Naomi had complicated things. We met her in grade nine, our final year of junior high, when the French immersion program she was enrolled in moved to our school. Naomi was small, blond, with lively, sparkling green eyes. You couldn’t miss her in the halls. She dressed in brightly colored clothes and said hi to everyone. She oozed friendliness and kindness. Around her, a tight-knit pack of equally cool-looking girls we’d nicknamed the Frenchies was always with her. Sara and I became fast friends with all of them, but Naomi drew Sara and me in closest. For a time, we were both Naomi’s best friends. This was nothing new; Sara and I had always shared a best friend growing up. Our shared best friends acted as a conduit between us: we confessed to them what we couldn’t tell each other, and knew they’d pass along the message. We seemed to prefer it this way. But at the end of grade nine, Naomi and Sara forced an abrupt unraveling of this friendship after Naomi told us she and some of the other Frenchies planned to attend Sir Winston Churchill High School, instead of Crescent Heights, like us, that fall.
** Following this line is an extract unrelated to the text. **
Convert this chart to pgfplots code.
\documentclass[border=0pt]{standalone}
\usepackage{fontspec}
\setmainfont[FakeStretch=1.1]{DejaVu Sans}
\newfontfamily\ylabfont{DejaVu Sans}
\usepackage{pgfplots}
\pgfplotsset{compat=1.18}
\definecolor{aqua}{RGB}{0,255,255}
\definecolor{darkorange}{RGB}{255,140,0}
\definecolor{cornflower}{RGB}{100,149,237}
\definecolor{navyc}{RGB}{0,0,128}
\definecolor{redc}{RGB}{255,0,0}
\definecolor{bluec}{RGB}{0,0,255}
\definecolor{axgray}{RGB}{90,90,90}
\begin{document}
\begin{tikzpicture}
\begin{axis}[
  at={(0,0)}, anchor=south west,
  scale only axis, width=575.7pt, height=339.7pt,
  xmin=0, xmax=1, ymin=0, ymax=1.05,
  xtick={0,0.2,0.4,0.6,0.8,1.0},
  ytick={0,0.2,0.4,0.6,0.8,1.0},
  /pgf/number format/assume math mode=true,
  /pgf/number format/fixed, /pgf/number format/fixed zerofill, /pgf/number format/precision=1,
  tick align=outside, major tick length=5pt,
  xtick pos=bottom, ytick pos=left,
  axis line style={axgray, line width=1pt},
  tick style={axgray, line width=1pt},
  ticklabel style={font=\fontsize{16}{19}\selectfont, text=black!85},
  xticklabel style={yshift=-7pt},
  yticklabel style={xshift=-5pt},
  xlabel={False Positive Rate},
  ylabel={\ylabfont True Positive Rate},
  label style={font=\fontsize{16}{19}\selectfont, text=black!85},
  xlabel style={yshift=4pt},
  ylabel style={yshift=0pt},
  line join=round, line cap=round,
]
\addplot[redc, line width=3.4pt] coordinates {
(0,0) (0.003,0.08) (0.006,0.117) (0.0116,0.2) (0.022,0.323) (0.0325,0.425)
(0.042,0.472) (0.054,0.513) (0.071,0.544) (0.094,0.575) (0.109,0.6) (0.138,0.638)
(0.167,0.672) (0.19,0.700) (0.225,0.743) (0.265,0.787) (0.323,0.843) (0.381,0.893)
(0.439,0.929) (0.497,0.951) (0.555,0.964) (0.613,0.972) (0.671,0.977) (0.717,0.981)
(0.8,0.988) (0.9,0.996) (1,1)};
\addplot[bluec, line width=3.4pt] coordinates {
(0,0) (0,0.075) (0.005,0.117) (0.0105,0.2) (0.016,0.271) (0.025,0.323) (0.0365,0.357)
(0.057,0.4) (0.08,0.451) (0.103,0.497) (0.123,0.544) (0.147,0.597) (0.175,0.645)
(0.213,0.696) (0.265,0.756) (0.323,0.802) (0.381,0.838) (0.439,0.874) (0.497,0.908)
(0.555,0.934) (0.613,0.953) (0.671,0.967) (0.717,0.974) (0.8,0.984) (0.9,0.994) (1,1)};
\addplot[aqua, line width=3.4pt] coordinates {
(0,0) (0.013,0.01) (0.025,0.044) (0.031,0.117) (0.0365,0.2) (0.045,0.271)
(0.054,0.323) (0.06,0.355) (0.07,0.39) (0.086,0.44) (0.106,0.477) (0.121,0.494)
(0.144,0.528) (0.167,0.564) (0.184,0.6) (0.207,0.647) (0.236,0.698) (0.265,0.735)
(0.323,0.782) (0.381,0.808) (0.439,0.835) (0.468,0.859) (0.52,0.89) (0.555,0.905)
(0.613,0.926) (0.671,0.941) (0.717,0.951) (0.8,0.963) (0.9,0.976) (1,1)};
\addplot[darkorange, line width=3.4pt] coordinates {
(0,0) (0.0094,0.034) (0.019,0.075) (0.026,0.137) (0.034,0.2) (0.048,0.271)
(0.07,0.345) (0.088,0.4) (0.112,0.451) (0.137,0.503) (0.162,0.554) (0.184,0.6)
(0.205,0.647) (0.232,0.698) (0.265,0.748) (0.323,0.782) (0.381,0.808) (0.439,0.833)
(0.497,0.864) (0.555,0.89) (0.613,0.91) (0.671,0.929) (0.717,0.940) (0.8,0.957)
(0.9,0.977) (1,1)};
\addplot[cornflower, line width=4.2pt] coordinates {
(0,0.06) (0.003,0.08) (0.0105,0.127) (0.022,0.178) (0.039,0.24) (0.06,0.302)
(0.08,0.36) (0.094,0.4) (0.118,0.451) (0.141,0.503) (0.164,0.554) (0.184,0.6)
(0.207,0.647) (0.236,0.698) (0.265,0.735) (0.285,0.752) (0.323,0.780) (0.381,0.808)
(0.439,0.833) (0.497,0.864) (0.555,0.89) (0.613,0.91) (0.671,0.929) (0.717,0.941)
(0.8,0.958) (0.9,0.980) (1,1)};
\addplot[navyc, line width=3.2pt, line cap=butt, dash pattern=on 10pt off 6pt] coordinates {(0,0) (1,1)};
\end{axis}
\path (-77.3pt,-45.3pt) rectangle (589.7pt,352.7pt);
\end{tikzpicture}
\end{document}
After that, Naomi and Sara acted as if Naomi was being shipped overseas, rather than across town. They isolated themselves as summer started, hid behind the locked door of Sara’s room, and left me out of their plans for sleepovers. I felt confused, injured, abandoned. I instigated violent clashes with Sara in front of Naomi when they left me out, further damaging whatever bond remained between the three of us. It was war.
It was minus-twenty degrees Celsius, and I wasn’t wearing long johns under my ripped jeans. The exposed skin on my knees had turned purple, and the wind burned my cheeks and the tips of my ears. Burying our hands in the shallow pockets of our winter coats, Tegan and I didn’t speak as we made our way from the bus stop on the highway across the subdivision’s shortcut to our house. At home, we hovered near the back deck. We smoked a pinch of weed I spilled into a crushed Coke can punctured with pinholes.
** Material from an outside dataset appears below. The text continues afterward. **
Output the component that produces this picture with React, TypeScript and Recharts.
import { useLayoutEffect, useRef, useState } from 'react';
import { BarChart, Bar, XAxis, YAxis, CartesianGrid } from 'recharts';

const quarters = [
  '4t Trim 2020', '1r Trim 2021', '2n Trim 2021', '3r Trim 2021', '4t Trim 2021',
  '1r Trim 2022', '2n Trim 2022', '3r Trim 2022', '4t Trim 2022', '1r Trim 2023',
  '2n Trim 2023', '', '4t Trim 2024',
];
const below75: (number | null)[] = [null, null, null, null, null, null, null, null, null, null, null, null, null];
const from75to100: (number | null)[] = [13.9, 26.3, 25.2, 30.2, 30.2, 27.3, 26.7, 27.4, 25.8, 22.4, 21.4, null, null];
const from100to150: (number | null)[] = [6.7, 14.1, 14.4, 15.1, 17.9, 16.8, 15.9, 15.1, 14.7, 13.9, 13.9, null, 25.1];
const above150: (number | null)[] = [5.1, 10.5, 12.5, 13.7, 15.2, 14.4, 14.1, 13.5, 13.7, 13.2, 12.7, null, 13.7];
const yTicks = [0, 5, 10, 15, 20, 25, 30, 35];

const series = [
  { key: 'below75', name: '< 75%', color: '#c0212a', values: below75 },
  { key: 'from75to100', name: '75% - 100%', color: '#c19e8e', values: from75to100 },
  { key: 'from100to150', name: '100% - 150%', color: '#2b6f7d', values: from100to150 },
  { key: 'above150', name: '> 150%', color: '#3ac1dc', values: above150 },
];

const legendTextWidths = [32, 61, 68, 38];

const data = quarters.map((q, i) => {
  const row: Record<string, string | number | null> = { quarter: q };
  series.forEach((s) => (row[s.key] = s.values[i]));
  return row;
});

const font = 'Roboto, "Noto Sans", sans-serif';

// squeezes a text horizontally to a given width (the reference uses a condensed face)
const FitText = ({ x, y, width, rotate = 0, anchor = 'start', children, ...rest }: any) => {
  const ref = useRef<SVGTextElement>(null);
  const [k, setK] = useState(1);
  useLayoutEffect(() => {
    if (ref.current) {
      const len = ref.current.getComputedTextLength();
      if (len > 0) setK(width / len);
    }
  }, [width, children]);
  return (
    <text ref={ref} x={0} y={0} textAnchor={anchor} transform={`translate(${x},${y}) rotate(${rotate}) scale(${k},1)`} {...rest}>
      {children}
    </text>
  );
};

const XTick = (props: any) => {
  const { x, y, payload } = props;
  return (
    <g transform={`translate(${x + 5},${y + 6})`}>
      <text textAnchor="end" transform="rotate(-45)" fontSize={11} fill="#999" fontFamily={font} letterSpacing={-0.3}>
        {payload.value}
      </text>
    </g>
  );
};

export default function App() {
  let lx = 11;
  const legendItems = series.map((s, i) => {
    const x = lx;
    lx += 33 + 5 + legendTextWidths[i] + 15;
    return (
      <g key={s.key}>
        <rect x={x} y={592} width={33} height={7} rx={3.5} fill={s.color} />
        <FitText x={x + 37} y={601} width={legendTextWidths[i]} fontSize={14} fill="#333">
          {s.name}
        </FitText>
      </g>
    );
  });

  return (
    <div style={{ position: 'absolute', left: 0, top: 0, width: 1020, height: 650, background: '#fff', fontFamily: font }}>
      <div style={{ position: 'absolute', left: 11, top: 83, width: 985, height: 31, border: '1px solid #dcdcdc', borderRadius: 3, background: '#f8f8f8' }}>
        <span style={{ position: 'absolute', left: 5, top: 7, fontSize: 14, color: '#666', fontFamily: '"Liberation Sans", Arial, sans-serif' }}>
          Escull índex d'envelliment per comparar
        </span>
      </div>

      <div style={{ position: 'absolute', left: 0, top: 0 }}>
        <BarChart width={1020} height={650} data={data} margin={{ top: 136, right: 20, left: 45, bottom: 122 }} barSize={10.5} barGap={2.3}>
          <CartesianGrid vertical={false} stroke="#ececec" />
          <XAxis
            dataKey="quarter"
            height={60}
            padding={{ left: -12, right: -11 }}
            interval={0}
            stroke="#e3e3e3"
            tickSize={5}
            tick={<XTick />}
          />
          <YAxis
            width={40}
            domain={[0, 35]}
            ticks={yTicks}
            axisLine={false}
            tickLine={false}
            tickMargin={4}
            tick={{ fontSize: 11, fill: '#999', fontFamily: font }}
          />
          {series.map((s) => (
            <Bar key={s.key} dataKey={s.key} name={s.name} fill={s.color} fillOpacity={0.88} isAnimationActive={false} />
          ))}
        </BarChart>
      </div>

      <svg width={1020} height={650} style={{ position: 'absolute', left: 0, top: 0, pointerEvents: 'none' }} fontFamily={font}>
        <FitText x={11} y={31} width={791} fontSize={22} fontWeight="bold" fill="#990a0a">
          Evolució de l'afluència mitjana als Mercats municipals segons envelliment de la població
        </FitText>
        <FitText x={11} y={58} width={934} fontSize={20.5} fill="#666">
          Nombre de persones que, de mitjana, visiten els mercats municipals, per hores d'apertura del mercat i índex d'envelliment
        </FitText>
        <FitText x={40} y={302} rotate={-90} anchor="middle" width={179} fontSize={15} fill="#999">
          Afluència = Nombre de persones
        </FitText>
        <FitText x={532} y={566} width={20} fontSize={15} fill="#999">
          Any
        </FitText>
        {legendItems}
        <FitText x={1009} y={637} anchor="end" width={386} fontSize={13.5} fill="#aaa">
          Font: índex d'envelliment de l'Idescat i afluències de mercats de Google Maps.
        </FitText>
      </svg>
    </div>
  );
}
“Hurry,” is all Tegan mustered as I flicked the lighter with my frozen thumb, forcing sparks but no flame. “Give it to me; we’ll die out here.”
Sucking deeply, she passed the can back and I inhaled the smoke lacing out of the hole. When we got inside, I should have done homework, but I went straight to the basement, where I used Mom’s computer to write secret letters about the girl I liked. It was still a shock to feel desire for girls, addictive thoughts that stole hours of my time at school and in bed before I fell asleep.
Girls had always been interested in Tegan and me. They sometimes followed us home from school or watched us at choir practice. As a twin, I was used to being stared at by people, but this was different. I started imagining them observing me, even when I was alone. I wanted these girls to look at me; I wanted to be seen.
Tegan came into the office and flipped on the television. “What are you writing?”
“Nothing.”
I always told lies to protect her from what scared me, but this one I told only to protect myself. I printed what I was working on and walked upstairs to my bedroom, where I stashed the pages deep inside the torn-out gut of a stuffed animal. A few months earlier Mom had come into my room and read a few lines of a letter I’d accidentally left in the printer tray downstairs. It was addressed to my best friend, Naomi.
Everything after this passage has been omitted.